February 21, 2023

American beef exports saw declines between 2018 to 2020 but they have been reversed in recent years peaking in 2022 to set new records. This is according to data released by the USDA and compiled by the US Meat Export Federation (USMEF).

A sharp rise in export value sales has been seen since 2020, hitting $11.68 billion last year, up 10% from 2021. This is nearly 40% above the previous five-year average.

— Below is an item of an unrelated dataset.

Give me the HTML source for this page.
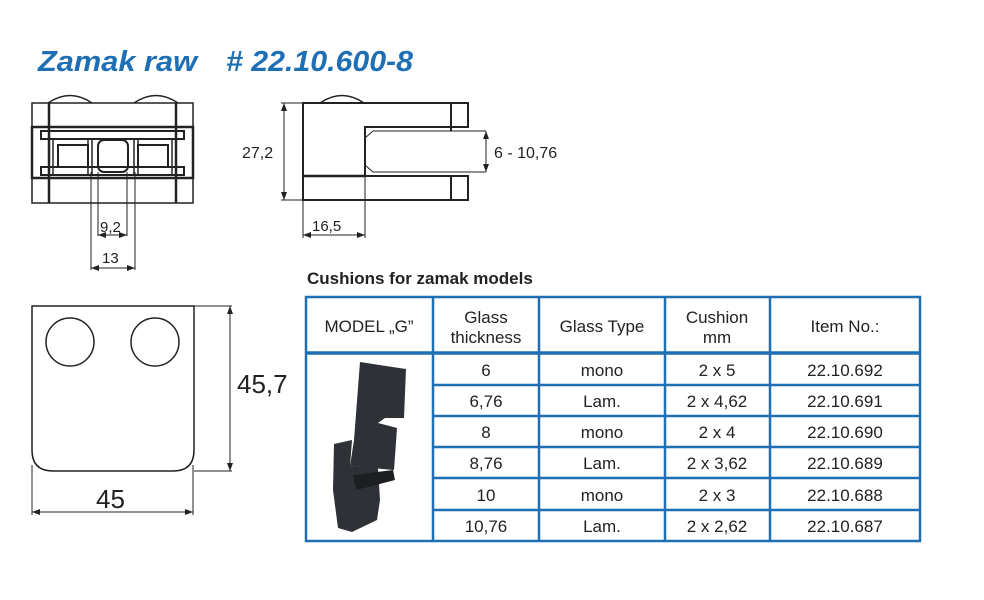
<!DOCTYPE html>
<html><head><meta charset="utf-8"><style>
body{margin:0;background:#fff;width:984px;height:600px;overflow:hidden}
svg{display:block;font-family:"Liberation Sans",Arial,sans-serif}
</style></head><body>
<svg width="984" height="600" viewBox="0 0 984 600">
<defs>
<marker id="a" markerWidth="8" markerHeight="6" refX="8" refY="3" orient="auto-start-reverse" markerUnits="userSpaceOnUse"><path d="M0,0 L8,3 L0,6z" fill="#222"/></marker>
</defs>
<text x="38" y="71" font-size="29" font-weight="bold" font-style="italic" fill="#1f6fb5" textLength="159" lengthAdjust="spacingAndGlyphs">Zamak raw</text>
<text x="226" y="71" font-size="29" font-weight="bold" font-style="italic" fill="#1f6fb5" textLength="187" lengthAdjust="spacingAndGlyphs"># 22.10.600-8</text>

<!-- front view -->
<g fill="none" stroke="#222" stroke-width="1.5">
<path d="M48,103 Q70,88 92,103 M134,103 Q156,88 178,103"/>
<rect x="32" y="103" width="161" height="100"/>
<rect x="32" y="127" width="161" height="51" stroke-width="2.5"/>
<line x1="49" y1="103" x2="49" y2="203" stroke-width="2.5"/>
<line x1="176" y1="103" x2="176" y2="203" stroke-width="2.5"/>
<rect x="41" y="131" width="143" height="8" stroke-width="2"/>
<rect x="41" y="167" width="143" height="8" stroke-width="2"/>
<rect x="98" y="140" width="30" height="32" rx="6" stroke-width="2"/>
<rect x="58" y="145" width="30" height="22" stroke-width="2"/>
<rect x="138" y="145" width="30" height="22" stroke-width="2"/>
<line x1="88" y1="140" x2="88" y2="175"/><line x1="92" y1="140" x2="92" y2="175"/>
<line x1="134" y1="140" x2="134" y2="175"/><line x1="138" y1="140" x2="138" y2="175"/>
<line x1="53" y1="140" x2="53" y2="175"/><line x1="172" y1="140" x2="172" y2="175"/>
</g>
<g stroke="#222" stroke-width="1">
<line x1="98" y1="172" x2="98" y2="236"/><line x1="127" y1="172" x2="127" y2="236"/>
<line x1="91" y1="172" x2="91" y2="270"/><line x1="135" y1="172" x2="135" y2="270"/>
<line x1="98" y1="235" x2="127" y2="235" marker-start="url(#a)" marker-end="url(#a)"/>
<line x1="91" y1="268" x2="135" y2="268" marker-start="url(#a)" marker-end="url(#a)"/>
</g>
<text x="100" y="232" font-size="15" fill="#222">9,2</text>
<text x="102" y="263" font-size="15" fill="#222">13</text>

<!-- side view -->
<g fill="none" stroke="#222" stroke-width="2">
<path d="M320,103 Q342,88 364,103" stroke-width="1.5"/>
<path d="M303,103 H468 V127 H365 V176 H468 V200 H303 Z"/>
<line x1="451" y1="103" x2="451" y2="131"/><line x1="451" y1="176" x2="451" y2="200"/>
<line x1="303" y1="176" x2="365" y2="176" stroke-width="2.5"/>
</g>
<g fill="none" stroke="#222" stroke-width="1">
<path d="M486,131 H373 L365,138 M365,165 L373,172 H486"/>
<line x1="303" y1="103" x2="281" y2="103"/><line x1="303" y1="200" x2="281" y2="200"/>
<line x1="284" y1="103" x2="284" y2="200" marker-start="url(#a)" marker-end="url(#a)"/>
<line x1="486" y1="131" x2="486" y2="172" marker-start="url(#a)" marker-end="url(#a)"/>
<line x1="303" y1="200" x2="303" y2="238"/><line x1="365" y1="176" x2="365" y2="238"/>
<line x1="303" y1="235" x2="365" y2="235" marker-start="url(#a)" marker-end="url(#a)"/>
</g>
<text x="242" y="158" font-size="16" fill="#222">27,2</text>
<text x="494" y="158" font-size="16" fill="#222">6 - 10,76</text>
<text x="312" y="231" font-size="15" fill="#222">16,5</text>

<!-- plate -->
<g fill="none" stroke="#222" stroke-width="1.5">
<path d="M32,306 H194 V450 Q194,471 173,471 H53 Q32,471 32,450 Z"/>
<circle cx="70" cy="342" r="24"/><circle cx="155" cy="342" r="24"/>
</g>
<g stroke="#222" stroke-width="1">
<line x1="194" y1="306" x2="232" y2="306"/><line x1="194" y1="471" x2="232" y2="471"/>
<line x1="230" y1="306" x2="230" y2="471" marker-start="url(#a)" marker-end="url(#a)"/>
<line x1="32" y1="465" x2="32" y2="515"/><line x1="193" y1="465" x2="193" y2="515"/>
<line x1="32" y1="512" x2="193" y2="512" marker-start="url(#a)" marker-end="url(#a)"/>
</g>
<text x="237" y="393" font-size="26" fill="#222">45,7</text>
<text x="96" y="508" font-size="26" fill="#222">45</text>

<!-- table -->
<text x="307" y="284" font-size="17" font-weight="bold" fill="#222">Cushions for zamak models</text>
<g stroke="#1f6fb5" stroke-width="2.5" fill="none">
<rect x="306" y="297" width="614" height="244"/>
<line x1="306" y1="353" x2="920" y2="353" stroke-width="3.5"/>
<line x1="433" y1="297" x2="433" y2="541"/><line x1="539" y1="297" x2="539" y2="541"/>
<line x1="665" y1="297" x2="665" y2="541"/><line x1="770" y1="297" x2="770" y2="541"/>
<line x1="433" y1="385" x2="920" y2="385"/><line x1="433" y1="416" x2="920" y2="416"/>
<line x1="433" y1="447" x2="920" y2="447"/><line x1="433" y1="478" x2="920" y2="478"/>
<line x1="433" y1="510" x2="920" y2="510"/>
</g>
<g font-size="17" fill="#222" text-anchor="middle">
<text x="369" y="332">MODEL „G”</text>
<text x="486" y="323">Glass</text><text x="486" y="343">thickness</text>
<text x="602" y="332">Glass Type</text>
<text x="717" y="323">Cushion</text><text x="717" y="343">mm</text>
<text x="845" y="332">Item No.:</text>
<text x="486" y="376">6</text><text x="602" y="376">mono</text><text x="717" y="376">2 x 5</text><text x="845" y="376">22.10.692</text>
<text x="486" y="407">6,76</text><text x="602" y="407">Lam.</text><text x="717" y="407">2 x 4,62</text><text x="845" y="407">22.10.691</text>
<text x="486" y="438">8</text><text x="602" y="438">mono</text><text x="717" y="438">2 x 4</text><text x="845" y="438">22.10.690</text>
<text x="486" y="469">8,76</text><text x="602" y="469">Lam.</text><text x="717" y="469">2 x 3,62</text><text x="845" y="469">22.10.689</text>
<text x="486" y="501">10</text><text x="602" y="501">mono</text><text x="717" y="501">2 x 3</text><text x="845" y="501">22.10.688</text>
<text x="486" y="532">10,76</text><text x="602" y="532">Lam.</text><text x="717" y="532">2 x 2,62</text><text x="845" y="532">22.10.687</text>
</g>
<!-- cushion photo -->
<g fill="#2e3135">
<path d="M360,362 L406,369 L404,418 L385,418 L378,423 L397,428 L394,470 L350,466 L354,440 Z"/>
<path d="M334,444 L352,440 L350,466 L378,468 L380,500 L377,520 L352,532 L338,528 L333,490 Z"/>
<path d="M353,475 L393,470 L395,480 L356,490 Z" fill="#1c1e21"/>
</g>
</svg>
</body></html>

Volume growth tapered off a little last year to reach 1.47 million metric tons (mt), up 2% from the previous high in 2021.

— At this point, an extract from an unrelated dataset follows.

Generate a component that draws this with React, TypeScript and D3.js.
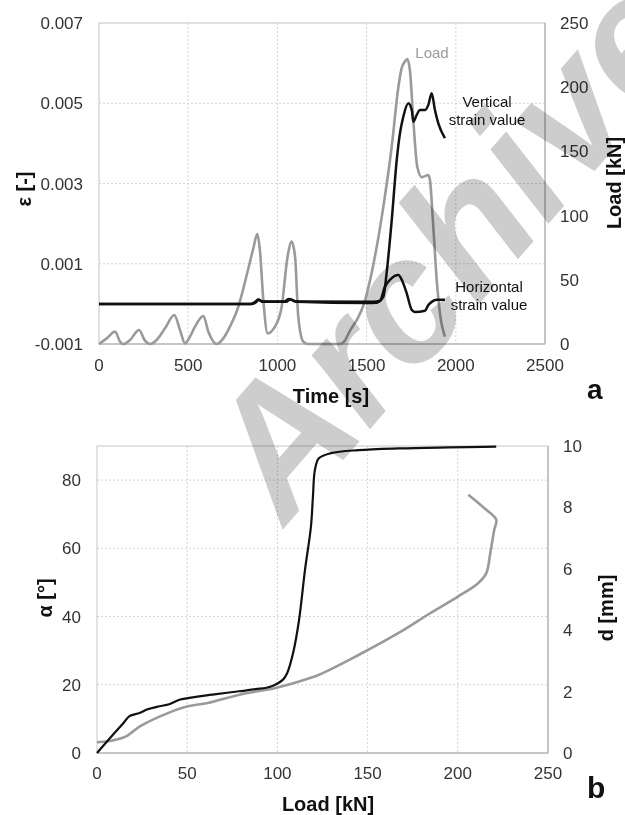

USMEF president and CEO Dan Halstrom commented: “2022 was a ground-breaking year for U.S. beef’s international presence, with global demand stronger than I’ve seen in all my years in the industry.”

US beef production in 2022 also set a new record, as did the proportion of it that was exported – and at higher prices. Beef exports achieved new heights in several individual markets including South Korea, China/Hong Kong, Taiwan, the Philippines, Singapore, Colombia, Guatemala and the Dominican Republic.

US beef exports
US beef exports boomed last year.

A downward trend on its way?

However, the annual strength could be masking tougher times ahead. In December, beef exports trended lower than a year ago at 112,707mt down 7%, while value fell dramatically by 21% to $782.6 million.

USMEF said: “The December decline was due in part to a sharp drop in exports to China/Hong Kong, where demand had been constrained by persistent zero-Covid policies. China lifted most Covid restrictions in early December with recent easing of Covid-related cold chain regulations and inspections.”

These changes, if they were the real cause of the export decline in December, might offer a more optimistic demand-outlook for this year. Halstrom said: “Late in the year, exports certainly felt the impact of persistent headwinds in our large Asian markets, including depressed trading partner currencies and Covid-related challenges in China.

“But the long list of countries in which records were set showcases the industry’s focus on diversifying export markets. While the year ahead will be challenging due to supply constraints, the exchange rate situation has improved and we still see room for growth in the foodservice sector as more regions continue their gradual rebound from Covid.”